GPU availability in the morning.

Because of these concerns, we preferred to migrate with a fallback logic: if a workload failed on GKE, it could be re-attempted on the original Dataproc-based architecture.

Maintaining this safety net introduced additional complexity. And it was messy.

Complicated Airflow dependency stitching
Error-prone retry and fallback logic
Increased engineering overhead
Reduced confidence in making larger, riskier changes

Single shard in Airflow before fallback logic

Single shard in Airflow after fallback logic

Engineering the Solutions

Spark on GKE Tuning

Machine type

g2-standard-48

Total machine resources

48 vCPUs, 192 GB memory⁷

Effective executor resources, after pod overhead

~11 cores, ~43 GB memory

Executors per job

1 executor per GPU

Parallel job streams

Original Dataproc on GPU estimate, cluster-mode

300 g2-standard-8 nodes

Final GPU mapping

75 g2-standard-48 nodes ⁸ , shared across 2 jobs

Also, for memory-intensive workloads, we traded some parallelism for stability by running executors with fewer cores, often 8 instead of 11, while keeping the same memory allocation. This was essentially an artifact of moving from highmem machine types to standard ones, the latter being offset a bit by the GPU reducing memory usage.

Building the GPU Image

Developing the GPU image itself was straightforward but required extensive testing. With help from the NVIDIA team and their official guide, we built an image that:

Used CUDA as a base
Added Spark and required connectors (GCS, BigQuery)
Included the spark-rapids JAR and GPU discovery scripts
Installed our pipeline’s Python dependencies

Replacing Local SSDs with PVCs

Without access to local SSDs, we needed an alternative to avoid shuffle spill. Kubernetes supports PersistentVolumeClaims (PVCs) that can be attached at runtime, which turned out to be a perfect solution. Our jobs now request 400 GB pd-ssd volumes, closely matching the performance characteristics of the local SSDs we previously relied on.

Project Aether by NVIDIA

NVIDIA’s Project Aether, an automated Spark tuning tool, played a key role throughout the migration. Given an event log, Project Aether produces recommended configurations for GPU execution, as well as suggestions to improve runtime or cost. It helps in multiple ways:

Indispensable for initial migration settings: the tool provides a sensible set of defaults that are necessary for the spark-rapids jar, as well as potential general Spark configurations that are quite useful.
Consistent tuning: the tool can be used on already-migrated jobs to improve performance even further.

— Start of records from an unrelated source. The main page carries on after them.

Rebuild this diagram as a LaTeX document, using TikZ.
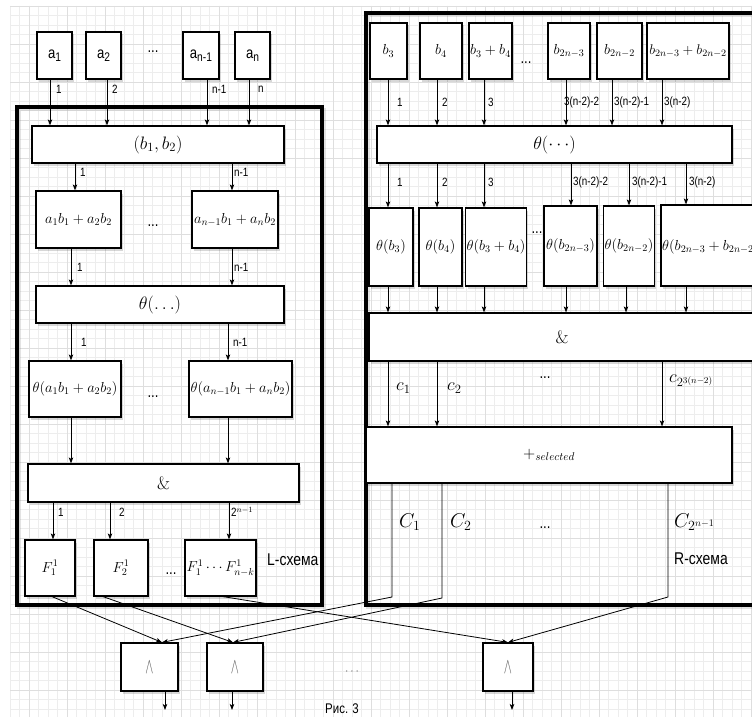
\RequirePackage{fix-cm}
\documentclass[tikz,border=0pt]{standalone}
\usepackage{graphicx}
\usepackage[no-math]{fontspec}
\newfontfamily\lsans[FakeStretch=0.82]{Liberation Sans}
\usetikzlibrary{arrows.meta,shadows}
\newcommand\fs[1]{\fontsize{#1}{#1}\selectfont}
\newcommand\ssub[1]{\raisebox{-3.3pt}{\fs{12.5}#1}}
\newcommand\andsym{\fs{22}\color{black!65}\scalebox{0.55}[1]{$\wedge$}}
\newcommand\bxn[7][]{\node[bx,#1,minimum width=#5,minimum height=#6] (#2) at (#3,#4) {#7};}
\newcommand\varr[3]{\draw[arr] (#1.south -| #3,0) -- (#2.north -| #3,0);}
\newcommand\lab[4]{\node[lbl] (#1) at (#2,#3) {#4};}
\tikzset{
 bx/.style={draw,line width=1.2pt,fill=white,inner sep=1pt,
   drop shadow={shadow xshift=2pt,shadow yshift=-2.5pt,opacity=0.22,fill=black!70}},
 frame/.style={draw,line width=3.5pt},
 fshadow/.style={draw=black!60,line width=3.5pt,opacity=0.18},
 arr/.style={-{Stealth[length=6pt,width=4.5pt,inset=1.5pt]},line width=0.8pt},
 lbl/.style={font=\lsans\fs{12},inner sep=0pt,anchor=west},
 sdots/.style={font=\lsans\fs{16},inner sep=0pt},
 gmin/.style={draw=black!7,line width=0.5pt},
 gmaj/.style={draw=black!13,line width=0.6pt},
 mbig/.style={font=\fs{18}},
 msm/.style={font=\fs{14.5}},
 mlab/.style={inner sep=0pt,anchor=west},
}
\begin{document}
\begin{tikzpicture}[x=1pt,y=-1pt]
\useasboundingbox (0,0) rectangle (752,717);
\clip (0,0) rectangle (752,717);
\fill[white] (0,0) rectangle (752,717);
% grid
\foreach \i in {0,...,78} {\draw[gmin] ({10+9.5*\i},6) -- ({10+9.5*\i},717);}
\foreach \j in {0,...,75} {\draw[gmin] (10,{6+9.5*\j}) -- (752,{6+9.5*\j});}
\foreach \i in {0,...,19} {\draw[gmaj] ({29+38*\i},6) -- ({29+38*\i},717);}
\foreach \j in {0,...,18} {\draw[gmaj] (10,{6+38*\j}) -- (752,{6+38*\j});}
% frames
\draw[fshadow] (19,109.5) rectangle (324.5,607.5);
\draw[frame] (17,107) rectangle (322,605);
\draw[fshadow] (368,15.5) rectangle (790,607.5);
\draw[frame] (366,13) rectangle (790,605);
% ---------- L side
\bxn{a1}{54.5}{55.5}{35}{47}{\lsans\fs{16}a\ssub{1}}
\bxn{a2}{103.5}{55.5}{35}{47}{\lsans\fs{16}a\ssub{2}}
\bxn{an1}{201}{55.5}{36}{47}{\lsans\fs{16}a\ssub{n-1}}
\bxn{an}{252.5}{55.5}{35}{47}{\lsans\fs{16}a\ssub{n}}
\node[sdots] (d1) at (153,52) {...};
\bxn[mbig]{b12}{158}{144.5}{252}{37}{$(b_1,b_2)$}
\bxn[msm]{s1}{78.5}{219.5}{85}{57}{$a_1b_1+a_2b_2$}
\bxn[msm]{s2}{235}{219.5}{86}{57}{$a_{n-1}b_1+a_nb_2$}
\node[sdots] (d2) at (153,226) {...};
\bxn[mbig]{thL}{160}{304.5}{248}{37}{$\theta(\ldots)$}
\bxn[msm]{t1}{75}{389}{92}{56}{$\theta(a_1b_1+a_2b_2)$}
\bxn[msm]{t2}{240.5}{389}{103}{56}{$\theta(a_{n-1}b_1+a_nb_2)$}
\node[sdots] (d3) at (153,397) {...};
\bxn[mbig]{andL}{163.5}{483}{271}{38}{$\&$}
\bxn[msm]{F1}{50}{568}{50}{56}{$F_1^1$}
\bxn[msm]{F2}{121}{568}{54}{56}{$F_2^1$}
\bxn[msm]{F3}{220.5}{568}{71}{56}{$F_1^1\cdots F_{n-k}^1$}
\node[sdots] (d4) at (171,574) {...};
\node[lbl,font=\lsans\fs{17}] (Lname) at (267,560) {L-схема};
\varr{a1}{b12}{50} \lab{la1}{56}{89}{1}
\varr{a2}{b12}{107} \lab{la2}{112}{89}{2}
\varr{an1}{b12}{207} \lab{la3}{212}{89}{n-1}
\varr{an}{b12}{249} \lab{la4}{258}{89}{n}
\varr{b12}{s1}{75} \lab{lb1}{80}{172}{1}
\varr{b12}{s2}{232} \lab{lb2}{234}{172}{n-1}
\varr{s1}{thL}{71} \lab{lc1}{77}{267}{1}
\varr{s2}{thL}{232} \lab{lc2}{234}{267}{n-1}
\varr{thL}{t1}{71} \lab{ld1}{81}{342}{1}
\varr{thL}{t2}{228} \lab{ld2}{233}{342}{n-1}
\varr{t1}{andL}{71}
\varr{t2}{andL}{228}
\varr{andL}{F1}{53} \lab{le1}{58}{512}{1}
\varr{andL}{F2}{110} \lab{le2}{119}{512}{2}
\varr{andL}{F3}{229} \lab{le3}{231}{512}{2$^{n-1}$}
% ---------- R side
\bxn[msm]{b3}{388.5}{51}{37}{56}{$b_3$}
\bxn[msm]{b4}{441}{51}{42}{56}{$b_4$}
\bxn[msm]{b34}{490.5}{51}{43}{56}{$b_3+b_4$}
\node[sdots] (d5) at (526,63) {...};
\bxn[msm]{b2n3}{569}{51}{42}{56}{$b_{2n-3}$}
\bxn[msm]{b2n2}{619.5}{51}{45}{56}{$b_{2n-2}$}
\bxn[font=\fs{14}]{bs}{688}{51}{82}{56}{$b_{2n-3}+b_{2n-2}$}
\bxn[mbig]{thR}{554.5}{144.5}{355}{37}{$\theta(\cdots)$}
\bxn[msm]{tb3}{391}{247}{44}{78}{$\theta(b_3)$}
\bxn[msm]{tb4}{440.5}{247}{43}{78}{$\theta(b_4)$}
\bxn[msm]{tb34}{496}{247}{60}{78}{$\theta(b_3+b_4)$}
\node[sdots] (d6) at (537,233) {...};
\bxn[msm]{tb2n3}{570.5}{246}{53}{80}{$\theta(b_{2n-3})$}
\bxn[msm]{tb2n2}{629}{246}{50}{80}{$\theta(b_{2n-2})$}
\bxn{tbs}{715.5}{245.5}{109}{81}{}
\node[mlab,font=\fs{14.5}] (tbst) at (662,247) {$\theta(b_{2n-3}+b_{2n-2})$};
\bxn[mbig]{andR}{562}{337}{386}{48}{$\&$}
\bxn{sel}{549}{455}{366}{56}{\fs{16}$+_{selected}$}
\varr{b3}{thR}{388} \lab{lf1}{397}{102}{1}
\varr{b4}{thR}{437} \lab{lf2}{442}{102}{2}
\varr{b34}{thR}{484} \lab{lf3}{488}{102}{3}
\varr{b2n3}{thR}{566} \lab{lf4}{564}{102}{3(n-2)-2}
\varr{b2n2}{thR}{612} \lab{lf5}{614}{102}{3(n-2)-1}
\varr{bs}{thR}{662} \lab{lf6}{664}{102}{3(n-2)}
\varr{thR}{tb3}{388} \lab{lg1}{397}{182}{1}
\varr{thR}{tb4}{437} \lab{lg2}{442}{182}{2}
\varr{thR}{tb34}{484} \lab{lg3}{488}{182}{3}
\varr{thR}{tb2n3}{571} \lab{lg4}{573}{182}{3(n-2)-2}
\varr{thR}{tb2n2}{629} \lab{lg5}{632}{182}{3(n-2)-1}
\varr{thR}{tbs}{686} \lab{lg6}{689}{182}{3(n-2)}
\varr{tb3}{andR}{388}
\varr{tb4}{andR}{437}
\varr{tb34}{andR}{484}
\varr{tb2n3}{andR}{566}
\varr{tb2n2}{andR}{626}
\varr{tbs}{andR}{686}
\varr{andR}{sel}{388}
\varr{andR}{sel}{437}
\varr{andR}{sel}{662}
\node[mlab,font=\fs{18}] (c1) at (396,388) {$c_1$};
\node[mlab,font=\fs{18}] (c2) at (447,388) {$c_2$};
\node[sdots] (d7) at (545,378) {...};
\node[mlab,font=\fs{18}] (cn) at (669,381) {$c_{2^{3(n-2)}}$};
\node[mlab,font=\fs{20}] (C1) at (399,522) {$C_1$};
\node[mlab,font=\fs{20}] (C2) at (450,522) {$C_2$};
\node[sdots] (d8) at (545,528) {...};
\node[mlab,font=\fs{20}] (Cn) at (674,522) {$C_{2^{n-1}}$};
\node[lbl,font=\lsans\fs{17}] (Rname) at (674,559) {R-схема};
% ---------- bottom
\bxn{w1}{149.5}{667}{57}{48}{\andsym}
\bxn{w2}{235}{667}{56}{48}{\andsym}
\bxn{w3}{508}{667}{50}{48}{\andsym}
\node[inner sep=0pt] (d9) at (352,672) {\fs{12}\color{black!60}$\cdots$};
\node[inner sep=0pt,font=\lsans\fs{14}] (cap) at (342,709) {Рис. 3};
\coordinate (k1) at (392,597);
\coordinate (k2) at (442,598);
\coordinate (k3) at (668,597);
\draw[arr] (sel.south -| k1) -- (k1) -- (w1.north -| 162,0);
\draw[arr] (sel.south -| k2) -- (k2) -- (w2.north -| 233,0);
\draw[arr] (sel.south -| k3) -- (k3) -- (w3.north -| 508,0);
\draw[arr] (F1.south -| 52,0) -- (w1.north -| 162,0);
\draw[arr] (F2.south -| 103,0) -- (w2.north -| 233,0);
\draw[arr] (F3.south -| 223,0) -- (w3.north -| 508,0);
\coordinate (o1) at (165,710);
\coordinate (o2) at (232,710);
\coordinate (o3) at (512,710);
\draw[arr] (w1.south -| o1) -- (o1);
\draw[arr] (w2.south -| o2) -- (o2);
\draw[arr] (w3.south -| o3) -- (o3);
\end{tikzpicture}
\end{document}
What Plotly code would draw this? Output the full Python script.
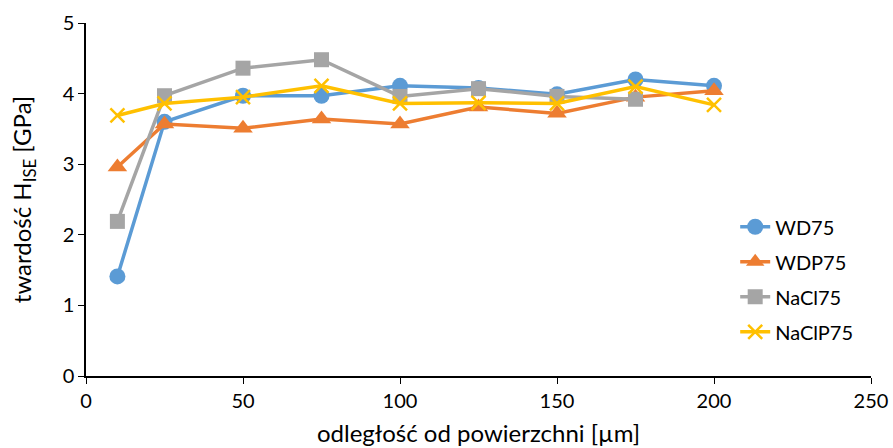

Tuning via the Project Aether CLI

Aligning the Time Window

Another internal initiative, codenamed Swift Insights, aimed to deliver earlier AB results. This work allowed our pipelines to shift into the 3 AM–6 AM window, aligning perfectly with the downtime in GPU usage.

Migration Timeline

Platform Enablements / Testing

Migration Milestones

Results: Reliability, Performance, and Cost

From an operational standpoint, the system has been stable. GPU job success rates typically fall between 96% and 98% day-over-day.

Fallback rates, where jobs revert to a CPU-based architecture, hover between 3% and 8%.

Peak GPU usage reaches roughly 2,100 L4 devices.⁹

The cost impact has been substantial, as we see over 76% daily savings for the daily sum and hourly pipelines.

The above graph shows how our current cost is broken down; it’s made up of the following categories:

GPU Executors: Our g2-standard-48 machines, the vast majority of compute as the Spark executors are this machine type.
Driver / Fallback: The Spark drivers use CPU images and n2d-standard-16 machines, as do the fallback jobs when GPUs are not available.
PVC Storage: Storage in the form of PersistentVolumeClaims as opposed to local SSDs attached to the machines.
Dataproc Fallback: Dataproc machines used in case of CPU-based jobs failing as well.

We’re able to see such a large improvement in cost savings while retaining a similar overall runtime due to the core efficiency of these GPU-based machines in our jobs. The overall footprint of the daily sum DAG changed drastically:

Before

After

% Change

VMs

45,600 e2-highmem-8

2,850 g2-standard-48

Cores

364,800¹⁰

136,800⁷

-62.5%

Memory

2,918,400 GB¹⁰

547,200 GB⁷

-81.25%

GPUs

11,400 L4 GPUs⁷

Looking Forward

This migration validated that GPU acceleration for Spark is not only viable at large scale, but transformative when paired with shared infrastructure and the right platform abstractions. It demonstrated the value of treating GPUs as a shared, first-class resource for batch processing at Snap. For the AB team, it unlocked a path to sustainably scale experimentation without proportional increases in cost. The next steps are to onboard more of the AB pipeline to the same GPU based architecture using the mechanisms built out over the course of this primary migration (safe fallbacks, quota queue utilization, our generalized PySpark + GPU docker image).